===== Material supplied

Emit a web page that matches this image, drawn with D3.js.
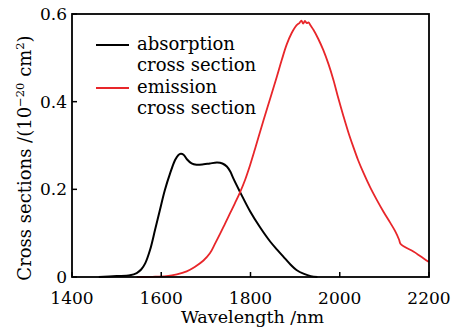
<!DOCTYPE html>
<html>
<head>
<meta charset="utf-8">
<script src="https://cdn.jsdelivr.net/npm/d3@7"></script>
</head>
<body style="margin:0">
<script>
// absorption cross section (black)
var absWl  = [1460,1500,1530,1545,1555,1564,1575,1586,1597,1608,1620,1631,1638,1644,1650,1658,1668,1679,1695,1709,1725,1737,1747,1755,1761,1776,1799,1821,1844,1860,1874,1890,1903,1920,1935,1950];
var absVal = [0,0.002,0.004,0.009,0.017,0.031,0.062,0.107,0.153,0.198,0.237,0.267,0.278,0.281,0.279,0.268,0.259,0.256,0.257,0.259,0.261,0.259,0.252,0.240,0.226,0.195,0.150,0.114,0.081,0.062,0.046,0.028,0.016,0.007,0.002,0];
// emission cross section (red)
var emWl  = [1545,1580,1612,1635,1657,1675,1694,1709,1720,1732,1743,1754,1765,1776,1788,1799,1808,1817,1829,1845,1859,1870,1881,1892,1903,1910,1914,1918,1922,1926,1930,1935,1941,1952,1963,1975,1986,1997,2008,2019,2030,2041,2053,2068,2083,2098,2113,2125,2133,2136,2145,2165,2180,2200];
var emVal = [0,0.0005,0.002,0.006,0.013,0.023,0.037,0.054,0.075,0.099,0.122,0.145,0.168,0.192,0.222,0.255,0.285,0.316,0.357,0.410,0.457,0.495,0.530,0.556,0.574,0.580,0.585,0.578,0.584,0.579,0.581,0.573,0.564,0.543,0.518,0.485,0.449,0.407,0.368,0.331,0.298,0.267,0.238,0.205,0.176,0.149,0.124,0.103,0.085,0.076,0.069,0.058,0.048,0.034];

var xTicks = [1400,1600,1800,2000,2200];
var yTicks = [0,0.2,0.4,0.6];
var legendNames = [["absorption","cross section"],["emission","cross section"]];
var color_abs = "#000000";
var color_em = "#e8262a";
var fam = "DejaVu Serif";

var W = 467, H = 331;
var m = {left:72, top:14, right:38, bottom:54};
var w = W - m.left - m.right, h = H - m.top - m.bottom;

var svg = d3.select("body").append("svg")
    .attr("width", W).attr("height", H)
    .attr("font-family", fam)
    .style("font-family", "'" + fam + "'");

function label(sel, size) {
    return sel.attr("font-family", fam)
        .style("font-family", "'" + fam + "'")
        .style("font-size", size + "px");
}

var x = d3.scaleLinear().domain([1400,2200]).range([m.left, m.left + w]);
var y = d3.scaleLinear().domain([0,0.6]).range([m.top + h, m.top]);

// curves
var line = d3.line()
    .x(function(d){ return x(d[0]); })
    .y(function(d){ return y(d[1]); })
    .curve(d3.curveCatmullRom.alpha(0.5));

svg.append("path")
    .datum(absWl.map(function(d,i){ return [d, absVal[i]]; }))
    .attr("d", line)
    .attr("fill","none").attr("stroke",color_abs).attr("stroke-width",2);

svg.append("path")
    .datum(emWl.map(function(d,i){ return [d, emVal[i]]; }))
    .attr("d", line)
    .attr("fill","none").attr("stroke",color_em).attr("stroke-width",1.8);

// frame
svg.append("rect")
    .attr("x", m.left).attr("y", m.top).attr("width", w).attr("height", h)
    .attr("fill","none").attr("stroke","#000").attr("stroke-width",1.8);

// inward ticks
svg.selectAll(".xtick").data(xTicks).enter().append("line")
    .attr("x1", function(d){ return x(d); }).attr("x2", function(d){ return x(d); })
    .attr("y1", m.top + h).attr("y2", m.top + h - 5)
    .attr("stroke","#000").attr("stroke-width",1.5);
svg.selectAll(".ytick").data(yTicks).enter().append("line")
    .attr("x1", m.left).attr("x2", m.left + 5)
    .attr("y1", function(d){ return y(d); }).attr("y2", function(d){ return y(d); })
    .attr("stroke","#000").attr("stroke-width",1.5);

// tick labels
svg.selectAll(".xlab").data(xTicks).enter().append("text")
    .attr("x", function(d){ return x(d); }).attr("y", 304)
    .attr("text-anchor","middle")
    .call(label, 17)
    .text(function(d){ return d; });
svg.selectAll(".ylab").data(yTicks).enter().append("text")
    .attr("x", m.left - 5).attr("y", function(d){ return y(d) + 6; })
    .attr("text-anchor","end")
    .call(label, 17)
    .text(function(d){ return d == 0 ? "0" : d3.format(".1f")(d); });

// axis titles
svg.append("text")
    .attr("x", m.left + w/2 + 2).attr("y", 322.5)
    .attr("text-anchor","middle")
    .call(label, 17.5)
    .text("Wavelength /nm");

var yl = svg.append("text")
    .attr("transform","translate(31,158) rotate(-90)")
    .attr("text-anchor","middle")
    .call(label, 18);
yl.append("tspan").text("Cross sections /(10");
yl.append("tspan").style("font-size","11.5px").attr("dy",-7).text("\u221220");
yl.append("tspan").attr("dy",7).text(" cm");
yl.append("tspan").style("font-size","11.5px").attr("dy",-7).text("2");
yl.append("tspan").attr("dy",7).text(")");

// legend
[color_abs, color_em].forEach(function(c,i){
    var yy = 45 + i*43;
    svg.append("line")
        .attr("x1",96).attr("x2",129).attr("y1",yy).attr("y2",yy)
        .attr("stroke",c).attr("stroke-width",2);
    legendNames[i].forEach(function(t,j){
        svg.append("text")
            .attr("x",137).attr("y", yy + 4.5 + j*21)
            .call(label, 18)
            .text(t);
    });
});
</script>
</body>
</html>
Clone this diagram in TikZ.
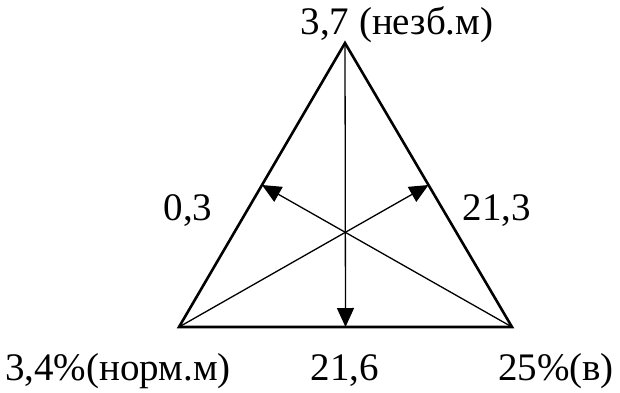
\documentclass[tikz,border=0pt]{standalone}
\usepackage{fontspec}
\setmainfont{Liberation Serif}
\usetikzlibrary{arrows.meta, calc}
\tikzstyle{side} = [line width=2.6pt, line join=miter]
\tikzstyle{median} = [line width=1.3pt, -{Triangle[length=19pt,width=17pt]}]
\tikzstyle{lbl} = [inner sep=0pt, font=\fontsize{39}{44}\selectfont]

\begin{document}
\begin{tikzpicture}[x=1pt, y=-1pt]
        \useasboundingbox (0,0) rectangle (620,392);
        \coordinate (top) at (345,43);
        \coordinate (left) at (179,327);
        \coordinate (right) at (512,327);
        \coordinate (midl) at ($(left)!0.5!(top)$);
        \coordinate (midr) at ($(right)!0.5!(top)$);
        \coordinate (midb) at ($(left)!0.5!(right)$);
        \draw[side] (left) -- (right) -- (top) -- cycle;
        \draw[median] (top) -- (midb);
        \draw[median] (right) -- (midl);
        \draw[median] (left) -- (midr);
        \node[lbl] (ntop) at (397,25) {3,7 (незб.м)};
        \node[lbl] (nl) at (188,211) {0,3};
        \node[lbl] (nr) at (497,211) {21,3};
        \node[lbl] (nbl) at (118,371) {3,4\%(норм.м)};
        \node[lbl] (nbm) at (345,371) {21,6};
        \node[lbl] (nbr) at (556,371) {25\%(в)};
    \end{tikzpicture}
\end{document}
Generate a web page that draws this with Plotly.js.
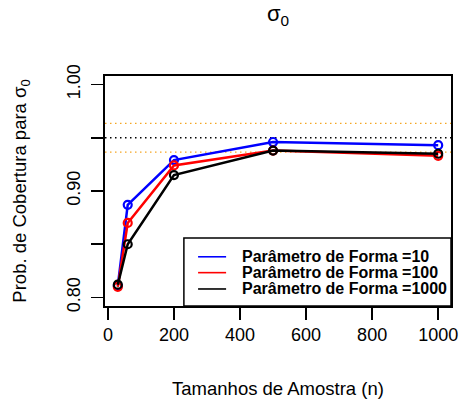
<!DOCTYPE html>
<html>
<head>
<meta charset="utf-8">
<script src="https://cdn.plot.ly/plotly-3.0.1.min.js"></script>
<style>
  html, body { margin: 0; padding: 0; background: #fff; }
  #chart { width: 460px; height: 401px; }
</style>
</head>
<body>
<div id="chart"></div>
<script>
// Sample sizes (n)
var sampleSizes = [30, 60, 200, 500, 1000];

// Coverage probability of sigma_0 for each shape parameter
var seriesNames = ['Parâmetro de Forma =10', 'Parâmetro de Forma =100', 'Parâmetro de Forma =1000'];
var cover10   = [0.811, 0.887, 0.929, 0.946, 0.943];
var cover100  = [0.810, 0.870, 0.924, 0.938, 0.933];
var cover1000 = [0.812, 0.850, 0.915, 0.938, 0.935];
var seriesColors = ['#0000FF', '#FF0000', '#000000'];

// Nominal level and its Monte Carlo band
var nominalLevel = [0.95];
var bandLimits = [0.9365, 0.9635];

// Axis ticks (labelled and unlabelled)
var xTickVals = [0, 200, 400, 600, 800, 1000];
var yTickVals = [0.80, 0.90, 1.00];
var yTickText = ['0.80', '0.90', '1.00'];
var yMinorTickVals = [0.85, 0.95];

var FONT = 'Liberation Sans, Arial, Helvetica, sans-serif';
var allSeries = [cover10, cover100, cover1000];

var traces = allSeries.map(function (vals, i) {
  return {
    x: sampleSizes,
    y: vals,
    type: 'scatter',
    mode: 'lines+markers',
    name: seriesNames[i],
    line: { color: seriesColors[i], width: 2.5 },
    marker: { symbol: 'circle-open', size: 8, color: seriesColors[i], line: { width: 2.2, color: seriesColors[i] } },
    showlegend: false,
    hoverinfo: 'x+y'
  };
});

var shapes = [];
nominalLevel.forEach(function (v) {
  shapes.push({ type: 'line', xref: 'paper', x0: 0, x1: 1, yref: 'y', y0: v, y1: v,
    line: { color: '#000000', width: 1.5, dash: '1.5px,3.5px' }, layer: 'below' });
});
bandLimits.forEach(function (v) {
  shapes.push({ type: 'line', xref: 'paper', x0: 0, x1: 1, yref: 'y', y0: v, y1: v,
    line: { color: '#F5A623', width: 1.3, dash: '1.5px,3.5px' }, layer: 'below' });
});

// Legend box in the lower right corner of the plot area
var legX0 = 0.228, legTop = 0.296;
shapes.push({ type: 'rect', xref: 'paper', yref: 'paper', x0: legX0, x1: 1, y0: 0, y1: legTop,
  fillcolor: '#ffffff', line: { color: '#000000', width: 1.5 }, layer: 'above' });

var rowY = [0.214, 0.145, 0.074];
var annotations = [];
seriesNames.forEach(function (name, i) {
  shapes.push({ type: 'line', xref: 'paper', yref: 'paper', x0: 0.269, x1: 0.350, y0: rowY[i], y1: rowY[i],
    line: { color: seriesColors[i], width: 1.6 }, layer: 'above' });
  annotations.push({ xref: 'paper', yref: 'paper', x: 0.390, y: rowY[i], xanchor: 'left', yanchor: 'middle',
    text: '<b>' + name + '</b>', showarrow: false, font: { family: FONT, size: 16, color: '#000' } });
});

var layout = {
  width: 460,
  height: 401,
  margin: { l: 105, r: 9, t: 76, b: 95 },
  paper_bgcolor: '#ffffff',
  plot_bgcolor: '#ffffff',
  font: { family: FONT, size: 18, color: '#000' },
  title: {
    text: 'σ<sub>0</sub>',
    font: { family: FONT, size: 22, color: '#000' },
    xref: 'paper', x: 0.5, xanchor: 'center',
    yref: 'container', y: 0.985, yanchor: 'top'
  },
  xaxis: {
    range: [-8.8, 1038.8],
    tickmode: 'array',
    tickvals: xTickVals,
    ticks: 'outside', ticklen: 12, tickwidth: 1.7, tickcolor: '#000',
    ticklabelstandoff: 0,
    showline: true, linecolor: '#000', linewidth: 1.7, mirror: true,
    showgrid: false, zeroline: false,
    tickfont: { family: FONT, size: 18 },
    title: { text: 'Tamanhos de Amostra (n)', font: { family: FONT, size: 18.5 }, standoff: 38 },
    automargin: false
  },
  yaxis: {
    range: [0.792, 1.008],
    tickmode: 'array',
    tickvals: yTickVals,
    ticktext: yTickText,
    tickangle: -90,
    ticks: 'outside', ticklen: 12, tickwidth: 1.7, tickcolor: '#000',
    minor: { tickmode: 'array', tickvals: yMinorTickVals, ticks: 'outside', ticklen: 12, tickwidth: 1.7, tickcolor: '#000', showgrid: false },
    ticklabelstandoff: 4,
    showline: true, linecolor: '#000', linewidth: 1.7, mirror: true,
    showgrid: false, zeroline: false,
    tickfont: { family: FONT, size: 18 },
    title: { text: 'Prob. de Cobertura para σ<sub>0</sub>', font: { family: FONT, size: 18.5 }, standoff: 32 },
    automargin: false
  },
  shapes: shapes,
  annotations: annotations,
  showlegend: false
};

Plotly.newPlot('chart', traces, layout, { displayModeBar: false, staticPlot: true });
</script>
</body>
</html>
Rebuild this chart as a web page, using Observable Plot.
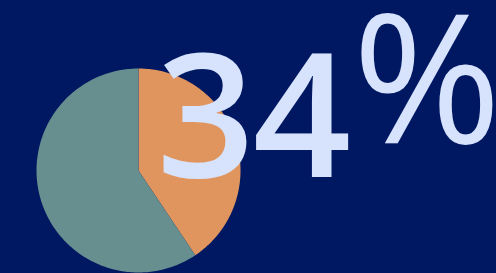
<!DOCTYPE html>
<html><head><meta charset="utf-8">
<script src="https://cdn.jsdelivr.net/npm/d3@7"></script>
<script src="https://cdn.jsdelivr.net/npm/@observablehq/plot@0.6"></script>
<style>
html,body{margin:0;padding:0;background:#001862;overflow:hidden;}
.digits text{letter-spacing:-2px;}
</style>
</head><body><div id="chart"></div>
<script>
const categories = ["Share", "Rest"];
const values = [40.6, 59.4];
const colors = ["#e0955e", "#678f8f"];
const bigNumber = ["34"];
const bigUnit = ["%"];

const arcs = d3.pie().sort(null).value(d => d)(values);
const slicePoints = arcs.flatMap((a, i) => {
  const n = Math.max(2, Math.ceil((a.endAngle - a.startAngle) / (Math.PI / 180)));
  const pts = [{cat: categories[i], x: 0, y: 0}];
  for (let k = 0; k <= n; k++) {
    const t = a.startAngle + (a.endAngle - a.startAngle) * k / n;
    pts.push({cat: categories[i], x: Math.sin(t), y: Math.cos(t)});
  }
  pts.push({cat: categories[i], x: 0, y: 0});
  return pts;
});

const textStyle = {fontFamily: "Open Sans", fill: "#d7e2fc", frameAnchor: "top-left", textAnchor: "start", lineAnchor: "bottom"};

const chart = Plot.plot({
  width: 496, height: 273,
  margin: 0,
  style: {background: "#001862", overflow: "hidden"},
  x: {domain: [-1, 1], range: [36, 240], axis: null},
  y: {domain: [-1, 1], range: [272, 68], axis: null},
  color: {domain: categories, range: colors},
  marks: [
    Plot.line(slicePoints, {x: "x", y: "y", z: "cat", fill: "cat", stroke: "none", curve: "linear"}),
    Plot.text(bigNumber, {...textStyle, className: "digits", fontWeight: 600, fontSize: 172, text: d => d, dx: 156, dy: 176}),
    Plot.text(bigUnit, {...textStyle, fontWeight: 400, fontSize: 180, text: d => d, dx: 352, dy: 142})
  ]
});
document.getElementById("chart").appendChild(chart);
</script>
</body></html>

==========

**Given request:**
Give again, word for word, only the lines starting at the line with "Generate a web" and ending at the line with "var bandLimits = [0.9365, 0.9635];", keeping both end lines; pictures stay out.

**The output:**
Generate a web page that draws this with Plotly.js.
<!DOCTYPE html>
<html>
<head>
<meta charset="utf-8">
<script src="https://cdn.plot.ly/plotly-3.0.1.min.js"></script>
<style>
  html, body { margin: 0; padding: 0; background: #fff; }
  #chart { width: 460px; height: 401px; }
</style>
</head>
<body>
<div id="chart"></div>
<script>
// Sample sizes (n)
var sampleSizes = [30, 60, 200, 500, 1000];

// Coverage probability of sigma_0 for each shape parameter
var seriesNames = ['Parâmetro de Forma =10', 'Parâmetro de Forma =100', 'Parâmetro de Forma =1000'];
var cover10   = [0.811, 0.887, 0.929, 0.946, 0.943];
var cover100  = [0.810, 0.870, 0.924, 0.938, 0.933];
var cover1000 = [0.812, 0.850, 0.915, 0.938, 0.935];
var seriesColors = ['#0000FF', '#FF0000', '#000000'];

// Nominal level and its Monte Carlo band
var nominalLevel = [0.95];
var bandLimits = [0.9365, 0.9635];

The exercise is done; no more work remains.